L’introduction dès aujourd’hui de ces nano-objets dans les systèmes embarqués est possible si l’on maîtrise leur organisation par auto-assemblage. Des systèmes auto-organisés de nanoparticules peuvent conduire à des applications de type mémoire, capteurs ou plus généralement transducteurs. L’incorporation de molécules peut permettre d’accéder, même à cette échelle mésoscopique, à des effets mécaniques. Le matériau constituant ces objets peut être notamment un métal, un oxyde ou les différentes formes de carbone dont la plus emblématique est le nanotube.
L’échelle encore supérieure rejoint les avancées actuelles de la micro-électronique, que ce soient les couches minces utilisées par exemple dans les dernières M-RAM, les nanofils semi-conducteurs et les nanomatériaux dont on va chercher à exploiter les propriétés mécaniques, notamment pour l’aéronautique.En fonction de l’échelle considérée, de l’atome au matériau nano-structuré, il sera nécessaire de prévoir les équipements appropriés qui sont décrits ci-dessous. Notons qu’un certain nombre de problèmes se poseront de manière récurrente et trouveront des solutions qui dépendront de l’échelle, en premier lieu la connexion et le packaging pour lesquels des solutions innovantes devront être trouvées.
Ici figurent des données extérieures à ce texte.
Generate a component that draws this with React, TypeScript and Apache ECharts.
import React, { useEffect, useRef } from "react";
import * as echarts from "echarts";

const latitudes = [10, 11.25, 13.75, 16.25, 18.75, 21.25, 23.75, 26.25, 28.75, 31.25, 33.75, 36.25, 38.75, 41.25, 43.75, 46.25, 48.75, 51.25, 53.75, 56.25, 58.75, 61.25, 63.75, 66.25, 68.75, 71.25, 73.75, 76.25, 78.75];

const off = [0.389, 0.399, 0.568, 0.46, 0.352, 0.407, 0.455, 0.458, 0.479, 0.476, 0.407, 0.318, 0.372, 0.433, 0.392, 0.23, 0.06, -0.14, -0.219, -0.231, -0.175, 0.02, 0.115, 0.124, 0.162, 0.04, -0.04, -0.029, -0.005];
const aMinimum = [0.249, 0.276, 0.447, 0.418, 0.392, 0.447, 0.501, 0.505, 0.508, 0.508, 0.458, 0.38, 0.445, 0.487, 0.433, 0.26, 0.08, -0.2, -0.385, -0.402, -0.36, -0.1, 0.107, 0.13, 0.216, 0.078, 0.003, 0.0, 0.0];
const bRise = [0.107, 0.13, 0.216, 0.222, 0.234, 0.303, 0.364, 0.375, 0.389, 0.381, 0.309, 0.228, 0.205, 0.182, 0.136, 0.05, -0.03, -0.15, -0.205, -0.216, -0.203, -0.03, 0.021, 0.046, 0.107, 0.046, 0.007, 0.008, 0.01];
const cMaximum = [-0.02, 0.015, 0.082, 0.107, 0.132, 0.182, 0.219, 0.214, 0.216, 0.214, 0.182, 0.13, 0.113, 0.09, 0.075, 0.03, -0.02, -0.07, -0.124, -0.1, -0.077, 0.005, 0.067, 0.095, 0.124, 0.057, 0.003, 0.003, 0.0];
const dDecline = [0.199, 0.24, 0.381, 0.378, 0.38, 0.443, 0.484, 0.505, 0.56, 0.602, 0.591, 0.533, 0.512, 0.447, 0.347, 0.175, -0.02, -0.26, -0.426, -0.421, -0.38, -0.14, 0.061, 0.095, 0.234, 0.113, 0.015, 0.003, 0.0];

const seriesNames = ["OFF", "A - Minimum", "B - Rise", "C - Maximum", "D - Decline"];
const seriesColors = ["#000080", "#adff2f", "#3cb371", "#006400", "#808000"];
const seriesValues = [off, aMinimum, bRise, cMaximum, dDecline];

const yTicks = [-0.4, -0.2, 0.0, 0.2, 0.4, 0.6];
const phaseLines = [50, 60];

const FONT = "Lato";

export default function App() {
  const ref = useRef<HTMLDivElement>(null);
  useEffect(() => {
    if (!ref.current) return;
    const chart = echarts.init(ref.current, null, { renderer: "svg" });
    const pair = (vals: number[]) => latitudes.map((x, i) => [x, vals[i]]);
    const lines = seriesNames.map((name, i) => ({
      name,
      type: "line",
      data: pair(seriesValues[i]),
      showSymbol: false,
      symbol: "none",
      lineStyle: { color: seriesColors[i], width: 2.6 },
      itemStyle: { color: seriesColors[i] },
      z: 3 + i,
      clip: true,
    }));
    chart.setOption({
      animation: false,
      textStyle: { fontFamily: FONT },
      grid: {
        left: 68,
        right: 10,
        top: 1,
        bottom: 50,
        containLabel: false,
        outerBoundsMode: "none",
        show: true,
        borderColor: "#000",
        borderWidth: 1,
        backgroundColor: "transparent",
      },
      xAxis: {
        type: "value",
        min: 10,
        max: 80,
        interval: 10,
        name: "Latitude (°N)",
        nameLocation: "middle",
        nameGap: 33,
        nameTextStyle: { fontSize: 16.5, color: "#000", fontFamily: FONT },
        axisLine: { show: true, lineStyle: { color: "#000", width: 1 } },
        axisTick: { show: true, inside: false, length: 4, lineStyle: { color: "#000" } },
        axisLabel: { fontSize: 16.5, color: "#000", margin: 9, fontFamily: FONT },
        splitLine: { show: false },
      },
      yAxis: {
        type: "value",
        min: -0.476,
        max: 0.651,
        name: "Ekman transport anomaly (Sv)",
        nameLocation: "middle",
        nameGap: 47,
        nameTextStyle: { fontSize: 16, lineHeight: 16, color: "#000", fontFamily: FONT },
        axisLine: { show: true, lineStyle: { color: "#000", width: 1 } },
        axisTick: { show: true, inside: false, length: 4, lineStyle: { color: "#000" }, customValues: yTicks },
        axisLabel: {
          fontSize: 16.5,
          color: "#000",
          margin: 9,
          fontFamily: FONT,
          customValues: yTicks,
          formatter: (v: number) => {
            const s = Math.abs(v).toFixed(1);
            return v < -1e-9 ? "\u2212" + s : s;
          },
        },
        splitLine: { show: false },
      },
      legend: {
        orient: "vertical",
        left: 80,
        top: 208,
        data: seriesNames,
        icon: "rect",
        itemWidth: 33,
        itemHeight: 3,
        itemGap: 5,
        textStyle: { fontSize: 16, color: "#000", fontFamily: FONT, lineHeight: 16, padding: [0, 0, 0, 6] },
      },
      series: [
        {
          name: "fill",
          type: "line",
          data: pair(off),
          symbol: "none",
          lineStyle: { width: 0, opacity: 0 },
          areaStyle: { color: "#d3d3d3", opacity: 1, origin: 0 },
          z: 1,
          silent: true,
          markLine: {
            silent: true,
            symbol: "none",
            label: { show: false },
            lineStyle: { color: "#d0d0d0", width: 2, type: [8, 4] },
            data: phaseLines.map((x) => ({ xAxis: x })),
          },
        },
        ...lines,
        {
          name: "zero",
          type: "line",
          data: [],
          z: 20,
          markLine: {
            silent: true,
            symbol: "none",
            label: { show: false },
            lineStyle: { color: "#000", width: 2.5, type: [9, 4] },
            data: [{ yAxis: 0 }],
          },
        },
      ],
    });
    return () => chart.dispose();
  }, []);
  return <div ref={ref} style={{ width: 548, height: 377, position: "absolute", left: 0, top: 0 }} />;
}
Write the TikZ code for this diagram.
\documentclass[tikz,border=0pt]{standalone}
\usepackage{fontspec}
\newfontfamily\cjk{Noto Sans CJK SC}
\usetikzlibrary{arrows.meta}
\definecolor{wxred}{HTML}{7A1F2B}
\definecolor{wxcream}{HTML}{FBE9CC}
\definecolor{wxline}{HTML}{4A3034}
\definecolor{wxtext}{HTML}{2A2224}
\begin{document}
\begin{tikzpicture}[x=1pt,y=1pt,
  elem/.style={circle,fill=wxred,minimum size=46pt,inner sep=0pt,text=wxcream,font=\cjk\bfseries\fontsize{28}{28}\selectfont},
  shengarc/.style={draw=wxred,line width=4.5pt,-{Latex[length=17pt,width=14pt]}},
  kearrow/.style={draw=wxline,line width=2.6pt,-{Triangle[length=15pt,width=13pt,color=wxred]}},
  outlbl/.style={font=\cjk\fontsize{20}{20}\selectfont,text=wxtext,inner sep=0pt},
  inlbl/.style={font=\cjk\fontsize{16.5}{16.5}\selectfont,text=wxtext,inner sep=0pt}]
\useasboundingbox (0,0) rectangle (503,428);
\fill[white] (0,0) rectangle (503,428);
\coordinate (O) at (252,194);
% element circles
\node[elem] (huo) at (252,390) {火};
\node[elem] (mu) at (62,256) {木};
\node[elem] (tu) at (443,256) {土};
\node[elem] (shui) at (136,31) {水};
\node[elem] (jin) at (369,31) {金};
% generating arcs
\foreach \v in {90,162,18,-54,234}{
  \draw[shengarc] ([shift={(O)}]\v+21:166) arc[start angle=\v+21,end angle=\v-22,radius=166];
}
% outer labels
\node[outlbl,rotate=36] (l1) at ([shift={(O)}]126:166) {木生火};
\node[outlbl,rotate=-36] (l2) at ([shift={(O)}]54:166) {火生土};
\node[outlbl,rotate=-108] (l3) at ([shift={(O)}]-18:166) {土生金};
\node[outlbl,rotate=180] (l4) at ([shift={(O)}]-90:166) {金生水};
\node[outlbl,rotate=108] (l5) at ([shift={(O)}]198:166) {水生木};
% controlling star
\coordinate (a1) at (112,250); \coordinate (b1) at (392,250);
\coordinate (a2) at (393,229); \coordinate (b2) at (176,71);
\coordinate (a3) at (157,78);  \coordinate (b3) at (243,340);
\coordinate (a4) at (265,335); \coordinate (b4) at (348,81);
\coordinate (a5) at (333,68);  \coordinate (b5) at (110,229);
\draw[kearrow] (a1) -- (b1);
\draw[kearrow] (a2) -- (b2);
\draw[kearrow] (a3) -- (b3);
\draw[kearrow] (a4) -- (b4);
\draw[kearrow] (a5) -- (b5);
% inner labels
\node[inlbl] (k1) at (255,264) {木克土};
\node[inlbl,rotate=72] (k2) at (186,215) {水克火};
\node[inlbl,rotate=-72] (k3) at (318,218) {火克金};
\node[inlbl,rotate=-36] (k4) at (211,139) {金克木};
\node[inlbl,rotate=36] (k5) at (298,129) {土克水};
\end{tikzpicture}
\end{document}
Une approche descendante basée sur la construction de molécule-machines
Les micro-nano dispositifs, associés aux processeurs pour assurer des fonctions de détection et d’actionnement, présentent une diversification en termes de fonctionnalité (convertir de l’énergie, générer, transmettre, ou bien recevoir des signaux optiques ou hyper fréquences, détecter ou actionner, analyser des gaz ou des substances chimiques ou biochimiques). Cette diversification fonctionnelle se retrouve bien évidemment en termes de conception et de réalisation. Leur fonctionnement est basé sur différents mécanismes physiques, parfois plusieurs pour le même dispositif, ce qui impose l’analyse et la compréhension de nouveaux mécanismes et une panoplie importante en termes de modèles. Suivant l’approche descendante, ils sont réalisés à partir de procédés de micro fabrication de surface ou de volume dont de nombreuses étapes sont issus de procédés de microélectronique mais qui font intervenir un grand éventail de technologies (dépôts, gravures ioniques) de matériaux spécifiques (magnétiques, diélectriques, piézoélectriques, ferroélectriques) permettant de leur conférer les fonctionnalités et les performances requises. Cette approche descendante s’articule autour d’une approche d’intégration fonctionnelle supportée par une intégration technologique basée sur des étapes de micro et nano fabrication spécifiques bien connue et admise dans la stratégie d’intégration de type « More than Moore« .
La construction d’une plate-forme de micronanocaractérisation des matériaux conduira à l’amélioration du potentiel tant de recherche que d’innovation grâce à la mutualisation d’outils de micronanocaractérisation de haut niveau et, du fait de l’unité de lieu, par les échanges formels ou informels entre chercheurs œuvrant sur des thématiques apparemment différentes.